Really. Its been nearly two weeks since i came in to this physical and mental prison. Since then, the only feeling i have felt is wither extreme pain or numbness. Well, there are no extreme numbness as numbness is.. Well, numb.
It all started with five tubes, then down to four(not a very pleasant eperience getting there), then down to one. Currently, there are no tubes, unless you count the "head"(or watever it was called... Butterfly needle i think it was called) stuck in my left hand. It took those pea brains seven tries to get a friggin needle in my veins. Stupid houseman. A more senior doctor came in scowling n had it done with one try. Wait, he wasnt even trying, he just put it in n shrugged off.
The first few days are the worst and one of the best.

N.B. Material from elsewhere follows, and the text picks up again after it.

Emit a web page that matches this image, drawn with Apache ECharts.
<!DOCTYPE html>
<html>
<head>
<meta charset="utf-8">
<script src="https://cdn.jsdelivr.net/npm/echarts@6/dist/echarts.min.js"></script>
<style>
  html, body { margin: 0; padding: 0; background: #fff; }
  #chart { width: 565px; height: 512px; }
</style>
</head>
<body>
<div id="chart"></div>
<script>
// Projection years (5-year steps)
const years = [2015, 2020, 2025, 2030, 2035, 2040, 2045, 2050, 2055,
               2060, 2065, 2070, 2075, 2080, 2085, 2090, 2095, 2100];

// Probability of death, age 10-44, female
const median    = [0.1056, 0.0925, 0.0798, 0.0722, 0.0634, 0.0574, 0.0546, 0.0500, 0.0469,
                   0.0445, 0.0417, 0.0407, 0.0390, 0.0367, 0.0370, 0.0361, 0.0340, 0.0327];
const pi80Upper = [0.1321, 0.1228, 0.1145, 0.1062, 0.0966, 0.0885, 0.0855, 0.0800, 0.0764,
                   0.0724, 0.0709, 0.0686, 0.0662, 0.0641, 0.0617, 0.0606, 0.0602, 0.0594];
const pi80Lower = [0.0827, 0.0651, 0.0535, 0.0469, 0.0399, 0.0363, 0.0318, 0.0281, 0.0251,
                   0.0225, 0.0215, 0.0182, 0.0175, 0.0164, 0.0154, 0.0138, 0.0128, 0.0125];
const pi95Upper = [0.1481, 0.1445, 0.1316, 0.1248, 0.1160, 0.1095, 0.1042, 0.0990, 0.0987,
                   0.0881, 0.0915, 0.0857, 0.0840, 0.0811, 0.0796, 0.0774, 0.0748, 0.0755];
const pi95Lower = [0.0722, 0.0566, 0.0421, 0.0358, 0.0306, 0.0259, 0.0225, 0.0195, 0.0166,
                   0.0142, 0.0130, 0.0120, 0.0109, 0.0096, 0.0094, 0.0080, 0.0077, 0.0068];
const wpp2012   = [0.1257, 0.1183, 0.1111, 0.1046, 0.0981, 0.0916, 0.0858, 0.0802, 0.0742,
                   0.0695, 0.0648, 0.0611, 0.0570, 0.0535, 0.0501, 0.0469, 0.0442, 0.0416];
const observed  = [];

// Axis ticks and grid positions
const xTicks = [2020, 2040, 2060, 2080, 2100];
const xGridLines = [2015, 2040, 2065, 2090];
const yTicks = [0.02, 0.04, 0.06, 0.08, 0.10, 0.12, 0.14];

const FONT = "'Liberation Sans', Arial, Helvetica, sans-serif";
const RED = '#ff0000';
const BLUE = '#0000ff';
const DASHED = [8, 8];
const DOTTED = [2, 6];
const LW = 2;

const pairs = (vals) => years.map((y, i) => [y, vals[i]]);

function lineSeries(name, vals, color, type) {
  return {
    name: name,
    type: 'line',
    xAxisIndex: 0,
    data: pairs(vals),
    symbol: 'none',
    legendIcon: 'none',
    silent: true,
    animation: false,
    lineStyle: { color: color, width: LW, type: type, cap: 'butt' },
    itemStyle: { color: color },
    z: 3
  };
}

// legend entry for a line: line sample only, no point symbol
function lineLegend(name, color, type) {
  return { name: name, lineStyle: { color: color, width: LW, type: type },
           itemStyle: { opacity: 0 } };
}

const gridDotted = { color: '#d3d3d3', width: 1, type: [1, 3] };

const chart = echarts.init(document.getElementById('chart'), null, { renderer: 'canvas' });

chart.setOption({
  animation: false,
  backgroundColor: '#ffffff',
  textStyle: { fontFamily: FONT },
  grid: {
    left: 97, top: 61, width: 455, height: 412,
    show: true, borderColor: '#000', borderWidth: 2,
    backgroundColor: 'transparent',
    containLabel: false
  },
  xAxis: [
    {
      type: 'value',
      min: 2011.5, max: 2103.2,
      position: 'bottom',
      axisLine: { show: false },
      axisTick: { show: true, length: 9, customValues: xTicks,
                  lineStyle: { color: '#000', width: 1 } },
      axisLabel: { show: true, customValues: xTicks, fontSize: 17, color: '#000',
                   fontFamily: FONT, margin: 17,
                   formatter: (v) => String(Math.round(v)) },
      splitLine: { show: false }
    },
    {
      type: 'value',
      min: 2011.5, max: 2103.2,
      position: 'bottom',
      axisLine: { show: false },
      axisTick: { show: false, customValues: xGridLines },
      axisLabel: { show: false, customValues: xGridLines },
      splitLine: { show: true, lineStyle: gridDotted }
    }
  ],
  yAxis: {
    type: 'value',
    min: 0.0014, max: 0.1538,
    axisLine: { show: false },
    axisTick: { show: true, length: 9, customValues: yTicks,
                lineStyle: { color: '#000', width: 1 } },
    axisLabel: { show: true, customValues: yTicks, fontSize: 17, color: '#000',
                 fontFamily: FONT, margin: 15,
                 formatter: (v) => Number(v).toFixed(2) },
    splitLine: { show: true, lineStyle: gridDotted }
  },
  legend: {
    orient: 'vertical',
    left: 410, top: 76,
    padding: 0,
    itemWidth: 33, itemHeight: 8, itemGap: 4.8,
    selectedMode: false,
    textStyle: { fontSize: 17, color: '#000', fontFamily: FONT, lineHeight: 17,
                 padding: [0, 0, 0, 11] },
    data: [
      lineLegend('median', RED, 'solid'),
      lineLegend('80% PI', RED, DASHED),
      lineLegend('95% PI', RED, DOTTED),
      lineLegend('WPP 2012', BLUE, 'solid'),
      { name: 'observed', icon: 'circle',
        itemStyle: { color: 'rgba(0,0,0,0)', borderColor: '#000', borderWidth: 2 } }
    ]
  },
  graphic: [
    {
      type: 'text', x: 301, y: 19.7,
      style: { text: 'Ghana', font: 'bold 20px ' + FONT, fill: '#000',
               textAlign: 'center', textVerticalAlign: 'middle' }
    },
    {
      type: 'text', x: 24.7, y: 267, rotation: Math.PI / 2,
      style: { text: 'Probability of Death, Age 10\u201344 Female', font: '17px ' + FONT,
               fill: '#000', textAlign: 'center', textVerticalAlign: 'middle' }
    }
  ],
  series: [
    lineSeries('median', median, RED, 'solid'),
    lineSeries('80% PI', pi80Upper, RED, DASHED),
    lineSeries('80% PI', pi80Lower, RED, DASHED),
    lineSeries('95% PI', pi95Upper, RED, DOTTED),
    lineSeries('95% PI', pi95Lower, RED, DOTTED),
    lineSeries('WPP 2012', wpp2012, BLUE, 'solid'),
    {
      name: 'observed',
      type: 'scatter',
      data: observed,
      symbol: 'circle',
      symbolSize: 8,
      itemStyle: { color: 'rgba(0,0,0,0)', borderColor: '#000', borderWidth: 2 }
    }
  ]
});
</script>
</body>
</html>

Bsc the anaestetic was still in effect so u wont feel much. After the second day, all hell breaks lose. U regain some sense only to have them choke with pain. Every organ which have pain receptors on it is hysterical with pain. Tats the best description i can provide. I can only sleep in the afternoon and evening bsc the noise around drowns out some of the pain. At night, i feel very tired and my eye lids are as heavy as lead but i cant shun the pain away. To make things worse, those bitch of a nurses slept on duty so i cant gt help as i cant speak.
The firstweek is hell. Usually, the pain die down abit through the night, only to have them renewed in the morning as they started pulling out tubes almost every morning. Pulling the tubes out really hurt. The first tube hurt the most bsc of the location. The second and third bsc it was inside my gums when it was removed. The rest is less painful. Maybe its bsc i hv lost my sense of pain by then that pain doesnt register anymore.

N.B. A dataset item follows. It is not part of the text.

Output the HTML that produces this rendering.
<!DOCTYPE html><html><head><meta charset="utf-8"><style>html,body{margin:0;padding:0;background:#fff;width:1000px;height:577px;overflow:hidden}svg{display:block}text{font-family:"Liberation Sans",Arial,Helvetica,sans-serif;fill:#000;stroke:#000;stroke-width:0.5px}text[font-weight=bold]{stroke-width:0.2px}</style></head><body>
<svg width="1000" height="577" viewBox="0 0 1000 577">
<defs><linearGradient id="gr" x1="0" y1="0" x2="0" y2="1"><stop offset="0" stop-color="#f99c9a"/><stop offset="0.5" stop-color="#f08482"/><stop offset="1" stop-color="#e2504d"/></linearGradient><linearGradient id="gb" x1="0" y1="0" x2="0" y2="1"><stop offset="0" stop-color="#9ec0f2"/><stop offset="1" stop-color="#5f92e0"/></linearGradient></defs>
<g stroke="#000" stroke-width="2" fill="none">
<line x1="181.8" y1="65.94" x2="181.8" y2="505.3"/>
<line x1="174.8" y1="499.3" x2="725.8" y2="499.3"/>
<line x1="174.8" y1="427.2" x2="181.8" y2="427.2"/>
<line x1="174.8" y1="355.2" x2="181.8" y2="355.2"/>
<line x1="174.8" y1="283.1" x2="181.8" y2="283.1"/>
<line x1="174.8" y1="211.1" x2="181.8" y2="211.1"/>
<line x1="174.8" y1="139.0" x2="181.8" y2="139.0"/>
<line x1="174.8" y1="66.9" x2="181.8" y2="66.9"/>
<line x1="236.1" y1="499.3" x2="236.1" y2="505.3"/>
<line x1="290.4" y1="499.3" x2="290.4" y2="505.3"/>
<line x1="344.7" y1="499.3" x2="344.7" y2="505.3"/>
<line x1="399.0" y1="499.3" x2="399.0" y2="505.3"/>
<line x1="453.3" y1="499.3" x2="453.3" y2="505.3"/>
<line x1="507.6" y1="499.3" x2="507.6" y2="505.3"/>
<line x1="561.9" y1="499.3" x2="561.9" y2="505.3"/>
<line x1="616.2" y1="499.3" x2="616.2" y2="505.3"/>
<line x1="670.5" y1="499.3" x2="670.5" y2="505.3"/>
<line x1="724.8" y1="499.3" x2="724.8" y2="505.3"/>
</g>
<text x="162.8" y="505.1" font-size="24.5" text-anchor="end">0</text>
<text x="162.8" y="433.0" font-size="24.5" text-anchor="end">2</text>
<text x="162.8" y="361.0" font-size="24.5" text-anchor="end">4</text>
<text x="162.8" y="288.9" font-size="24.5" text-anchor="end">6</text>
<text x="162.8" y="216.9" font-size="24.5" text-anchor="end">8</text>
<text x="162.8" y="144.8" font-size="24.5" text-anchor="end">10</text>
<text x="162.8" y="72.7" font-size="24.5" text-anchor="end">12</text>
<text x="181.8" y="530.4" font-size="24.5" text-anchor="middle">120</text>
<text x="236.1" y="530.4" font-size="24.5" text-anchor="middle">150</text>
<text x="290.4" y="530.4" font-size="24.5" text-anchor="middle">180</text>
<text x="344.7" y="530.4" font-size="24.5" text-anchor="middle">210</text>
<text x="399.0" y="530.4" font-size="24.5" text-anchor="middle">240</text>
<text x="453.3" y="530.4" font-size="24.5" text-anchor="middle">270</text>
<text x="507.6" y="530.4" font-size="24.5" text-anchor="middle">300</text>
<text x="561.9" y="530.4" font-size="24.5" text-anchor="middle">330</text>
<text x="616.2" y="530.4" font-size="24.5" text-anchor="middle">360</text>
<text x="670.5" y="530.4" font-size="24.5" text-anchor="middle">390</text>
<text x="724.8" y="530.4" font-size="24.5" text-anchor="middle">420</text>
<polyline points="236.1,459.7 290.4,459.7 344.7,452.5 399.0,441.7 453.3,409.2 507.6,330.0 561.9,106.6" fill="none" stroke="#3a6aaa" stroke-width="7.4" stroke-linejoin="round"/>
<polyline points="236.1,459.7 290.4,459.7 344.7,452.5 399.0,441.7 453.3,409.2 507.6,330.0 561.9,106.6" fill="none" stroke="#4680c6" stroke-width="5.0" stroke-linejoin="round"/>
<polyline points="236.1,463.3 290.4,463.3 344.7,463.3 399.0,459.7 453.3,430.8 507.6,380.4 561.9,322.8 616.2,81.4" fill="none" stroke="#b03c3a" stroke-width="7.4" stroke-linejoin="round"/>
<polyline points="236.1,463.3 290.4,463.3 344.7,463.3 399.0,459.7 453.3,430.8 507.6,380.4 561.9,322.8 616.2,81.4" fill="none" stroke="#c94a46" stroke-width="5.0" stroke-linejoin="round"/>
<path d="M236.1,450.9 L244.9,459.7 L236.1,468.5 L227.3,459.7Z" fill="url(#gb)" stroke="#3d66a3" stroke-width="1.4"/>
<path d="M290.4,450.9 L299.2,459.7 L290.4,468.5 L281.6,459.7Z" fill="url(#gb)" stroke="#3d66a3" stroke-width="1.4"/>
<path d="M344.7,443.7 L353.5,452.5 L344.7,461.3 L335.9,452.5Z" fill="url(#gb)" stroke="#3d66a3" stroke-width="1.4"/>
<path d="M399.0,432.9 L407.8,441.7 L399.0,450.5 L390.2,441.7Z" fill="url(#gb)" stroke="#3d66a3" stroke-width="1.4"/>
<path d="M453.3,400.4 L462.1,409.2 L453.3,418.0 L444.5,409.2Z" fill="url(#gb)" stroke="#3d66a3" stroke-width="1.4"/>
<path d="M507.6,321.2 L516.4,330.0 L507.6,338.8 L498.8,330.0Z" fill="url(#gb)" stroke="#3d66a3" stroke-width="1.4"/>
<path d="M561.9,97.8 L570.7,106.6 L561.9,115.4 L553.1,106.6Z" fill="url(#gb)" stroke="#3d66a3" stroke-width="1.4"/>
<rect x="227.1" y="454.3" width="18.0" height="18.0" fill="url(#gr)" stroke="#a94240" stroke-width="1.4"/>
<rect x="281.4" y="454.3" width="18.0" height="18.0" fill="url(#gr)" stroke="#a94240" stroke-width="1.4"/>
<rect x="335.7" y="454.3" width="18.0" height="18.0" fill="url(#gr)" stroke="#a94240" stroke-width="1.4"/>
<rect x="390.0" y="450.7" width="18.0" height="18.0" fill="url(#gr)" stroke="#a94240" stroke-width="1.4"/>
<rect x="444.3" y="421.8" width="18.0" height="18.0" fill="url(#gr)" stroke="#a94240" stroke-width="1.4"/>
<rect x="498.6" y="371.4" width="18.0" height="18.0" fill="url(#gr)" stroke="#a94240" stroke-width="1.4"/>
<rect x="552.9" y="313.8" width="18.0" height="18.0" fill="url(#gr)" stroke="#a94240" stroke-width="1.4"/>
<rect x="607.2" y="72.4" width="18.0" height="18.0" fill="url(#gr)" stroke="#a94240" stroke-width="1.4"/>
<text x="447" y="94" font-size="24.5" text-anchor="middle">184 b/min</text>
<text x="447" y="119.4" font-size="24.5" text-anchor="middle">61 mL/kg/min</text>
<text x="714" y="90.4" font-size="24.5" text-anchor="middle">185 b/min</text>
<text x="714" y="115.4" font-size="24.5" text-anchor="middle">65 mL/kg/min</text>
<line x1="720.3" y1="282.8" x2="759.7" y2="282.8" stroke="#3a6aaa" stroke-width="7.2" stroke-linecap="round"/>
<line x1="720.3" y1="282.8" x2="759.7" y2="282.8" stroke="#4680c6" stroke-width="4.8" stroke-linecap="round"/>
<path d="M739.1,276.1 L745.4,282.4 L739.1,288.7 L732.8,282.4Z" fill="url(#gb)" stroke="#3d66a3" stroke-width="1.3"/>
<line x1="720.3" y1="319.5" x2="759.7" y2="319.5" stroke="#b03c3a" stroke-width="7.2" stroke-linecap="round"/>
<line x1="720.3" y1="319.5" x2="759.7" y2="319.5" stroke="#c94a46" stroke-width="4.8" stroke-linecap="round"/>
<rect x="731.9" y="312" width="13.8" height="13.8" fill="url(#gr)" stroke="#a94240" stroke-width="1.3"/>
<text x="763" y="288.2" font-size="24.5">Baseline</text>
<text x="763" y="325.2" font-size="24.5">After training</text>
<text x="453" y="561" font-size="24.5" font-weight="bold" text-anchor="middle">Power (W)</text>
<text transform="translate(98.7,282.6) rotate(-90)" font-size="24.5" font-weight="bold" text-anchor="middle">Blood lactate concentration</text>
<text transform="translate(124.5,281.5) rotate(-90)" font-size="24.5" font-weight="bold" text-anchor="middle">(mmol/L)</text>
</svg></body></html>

The subsequent days are more peaceful since there are no more tubes to pull n no more wires to tighten. I fill my days by reading. A LOT of reading. Newspapers, books, magazine you name it. Even advertisements and fire extinguisher instructions lol.. Yes, i was that bored. Armed with nothing but a cellphone, i hv sucessfuly bugged a few person in my phonebook out of boredom. HAHAHAHAHAH... And i only get to online when mom came over with her ipad or iphone which i take full use of the dataplan. But the online world seemed to b less interesting since then.. Think its bsc im not at my own pc where i am more familliar with microsoft or linux based OSes.. Oh btw, i HATE iOS... I just hate them for being so... Annoying. I am NOT going to buy any of apple's product in the near or far future.

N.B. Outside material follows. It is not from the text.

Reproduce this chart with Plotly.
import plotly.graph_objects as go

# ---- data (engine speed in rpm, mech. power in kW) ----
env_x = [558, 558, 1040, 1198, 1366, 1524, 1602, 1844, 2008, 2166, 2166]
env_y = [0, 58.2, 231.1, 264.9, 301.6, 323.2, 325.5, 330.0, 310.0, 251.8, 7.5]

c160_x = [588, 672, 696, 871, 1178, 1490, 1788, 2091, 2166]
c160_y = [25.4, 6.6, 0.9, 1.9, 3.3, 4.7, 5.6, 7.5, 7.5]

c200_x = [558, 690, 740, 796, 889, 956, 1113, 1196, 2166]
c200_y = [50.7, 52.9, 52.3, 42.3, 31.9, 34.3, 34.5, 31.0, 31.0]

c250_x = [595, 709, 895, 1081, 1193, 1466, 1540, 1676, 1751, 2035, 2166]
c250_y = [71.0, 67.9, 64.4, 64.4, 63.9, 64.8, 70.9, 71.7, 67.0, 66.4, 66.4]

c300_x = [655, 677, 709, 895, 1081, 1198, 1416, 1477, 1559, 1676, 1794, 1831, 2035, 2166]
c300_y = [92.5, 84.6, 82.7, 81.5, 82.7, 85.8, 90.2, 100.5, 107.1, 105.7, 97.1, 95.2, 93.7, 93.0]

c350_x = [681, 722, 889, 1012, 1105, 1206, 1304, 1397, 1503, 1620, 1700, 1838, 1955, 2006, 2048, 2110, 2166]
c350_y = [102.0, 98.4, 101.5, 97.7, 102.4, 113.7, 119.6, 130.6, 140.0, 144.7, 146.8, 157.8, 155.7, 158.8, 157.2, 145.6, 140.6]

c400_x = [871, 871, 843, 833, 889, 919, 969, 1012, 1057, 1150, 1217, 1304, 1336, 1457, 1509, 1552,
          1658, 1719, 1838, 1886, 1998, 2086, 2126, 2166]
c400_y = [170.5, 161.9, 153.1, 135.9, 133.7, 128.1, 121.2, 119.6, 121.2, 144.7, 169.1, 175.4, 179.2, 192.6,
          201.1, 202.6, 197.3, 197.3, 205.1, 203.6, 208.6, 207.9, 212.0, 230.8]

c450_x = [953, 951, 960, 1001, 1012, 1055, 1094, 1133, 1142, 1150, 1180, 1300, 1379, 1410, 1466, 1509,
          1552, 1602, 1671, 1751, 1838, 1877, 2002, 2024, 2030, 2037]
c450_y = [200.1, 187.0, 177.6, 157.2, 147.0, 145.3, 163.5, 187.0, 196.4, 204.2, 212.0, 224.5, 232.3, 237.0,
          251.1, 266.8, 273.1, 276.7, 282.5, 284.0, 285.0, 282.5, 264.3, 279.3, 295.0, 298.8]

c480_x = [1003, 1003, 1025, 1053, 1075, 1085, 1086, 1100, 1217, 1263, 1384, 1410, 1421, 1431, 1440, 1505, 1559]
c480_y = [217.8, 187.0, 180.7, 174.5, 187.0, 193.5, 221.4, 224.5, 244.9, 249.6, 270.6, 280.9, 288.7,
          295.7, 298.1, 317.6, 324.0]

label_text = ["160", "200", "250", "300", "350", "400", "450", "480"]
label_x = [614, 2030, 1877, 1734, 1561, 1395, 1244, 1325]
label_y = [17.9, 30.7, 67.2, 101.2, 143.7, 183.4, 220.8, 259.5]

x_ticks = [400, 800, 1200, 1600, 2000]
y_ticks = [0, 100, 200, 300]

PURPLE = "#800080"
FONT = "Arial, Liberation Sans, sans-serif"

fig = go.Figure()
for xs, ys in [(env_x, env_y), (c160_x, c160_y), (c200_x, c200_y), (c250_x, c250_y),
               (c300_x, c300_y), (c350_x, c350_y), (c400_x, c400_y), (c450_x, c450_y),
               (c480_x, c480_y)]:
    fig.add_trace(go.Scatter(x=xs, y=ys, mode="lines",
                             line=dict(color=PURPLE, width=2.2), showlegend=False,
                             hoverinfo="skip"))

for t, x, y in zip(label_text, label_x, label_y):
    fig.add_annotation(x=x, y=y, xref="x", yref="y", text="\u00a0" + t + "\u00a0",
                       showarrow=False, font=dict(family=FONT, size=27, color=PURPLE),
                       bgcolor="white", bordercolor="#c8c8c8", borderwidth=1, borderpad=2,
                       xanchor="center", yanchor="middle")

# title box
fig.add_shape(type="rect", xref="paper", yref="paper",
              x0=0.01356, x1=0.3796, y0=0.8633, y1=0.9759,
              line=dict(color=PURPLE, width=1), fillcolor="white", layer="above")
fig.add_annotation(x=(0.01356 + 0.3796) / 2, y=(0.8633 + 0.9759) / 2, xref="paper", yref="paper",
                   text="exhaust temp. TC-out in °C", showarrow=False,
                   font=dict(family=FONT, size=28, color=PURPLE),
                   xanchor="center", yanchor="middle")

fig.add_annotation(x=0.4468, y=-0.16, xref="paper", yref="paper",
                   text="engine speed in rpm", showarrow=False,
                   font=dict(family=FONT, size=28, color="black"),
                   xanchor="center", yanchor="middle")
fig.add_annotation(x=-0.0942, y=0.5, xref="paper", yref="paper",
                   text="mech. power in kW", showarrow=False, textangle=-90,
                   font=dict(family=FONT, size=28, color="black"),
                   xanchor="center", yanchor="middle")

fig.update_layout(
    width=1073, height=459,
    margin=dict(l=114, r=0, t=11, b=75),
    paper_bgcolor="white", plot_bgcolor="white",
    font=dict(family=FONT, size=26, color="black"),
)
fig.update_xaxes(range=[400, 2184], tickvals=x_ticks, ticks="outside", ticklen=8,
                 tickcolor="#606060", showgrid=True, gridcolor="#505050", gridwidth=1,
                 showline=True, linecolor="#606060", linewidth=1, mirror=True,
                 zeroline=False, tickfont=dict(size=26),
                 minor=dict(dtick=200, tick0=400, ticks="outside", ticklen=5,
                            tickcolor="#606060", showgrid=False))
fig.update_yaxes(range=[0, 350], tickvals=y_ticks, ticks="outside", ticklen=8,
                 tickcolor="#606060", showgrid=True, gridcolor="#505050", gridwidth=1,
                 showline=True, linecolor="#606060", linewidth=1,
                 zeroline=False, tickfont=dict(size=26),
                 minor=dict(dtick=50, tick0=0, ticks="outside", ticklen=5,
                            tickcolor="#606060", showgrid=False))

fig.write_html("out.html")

To be honest, i missed the outside world. I missed... People, person. i missed the food, i missed the feel of good company, i missed cycling around the taman with my sis or just the tickle fight... Bah, i just want to get out. I want to get out, to own those petty noobs in ava. I wanna go experiment with linux as i have previously devoted my late nights doing. I want to studyalong with my frens back at inti. I want to video call the person i could not let go of. There is just SO much things i wanted to do back in the outside world. I want to drive, i want to go meet people i hv not met for months, i want to go to bed bsc i am physically tired instead of bsc its late, i want.... To just get out of here.
Tmr would mark the end of the second week i am caged in ts place. I hv been following rules and directions by the letter for hope of faster recovery. I avoided things that i could do but the doctor didnt recommend. Mom didnt agree to this as she kept wanting to do MORE and challenge the doctor's recommendation. Always with all her suppliments and fancy stuff. She would hv brought a juice maker here if i didnt stop her. Today she bought some i dont know wat the heck supplements and orders me to take them. Says will heal better la, no worries la, surely no problems with doctors la(she did NOT consulted ANY doctor) and all her stupid excuse. I object, she gets mad. She just doesnt or incapable of understanding that if any of those clashed with current medication or what what, I AM SCREWED!!! And the last thing i want is to get hospitalized a second longer or bed ridden or worse, DEAD. Always with extra stuff to make others life worse. And im not the only one who knew this, dad was furious on multiple occasions bsc of mom likes to hiao.
I dont know what to think. Its just, i really really really wanna get outta here. To those who are willing to spend the time, money and effort to visit, i am very grateful to yall. U guys make my stay just that much better.
Haiz.. I am grumbling and ranting. Well, life is never fair, why try eh? No worries, i'll do fine. Off to read Brisingr, my all time favorite.. Cheerio!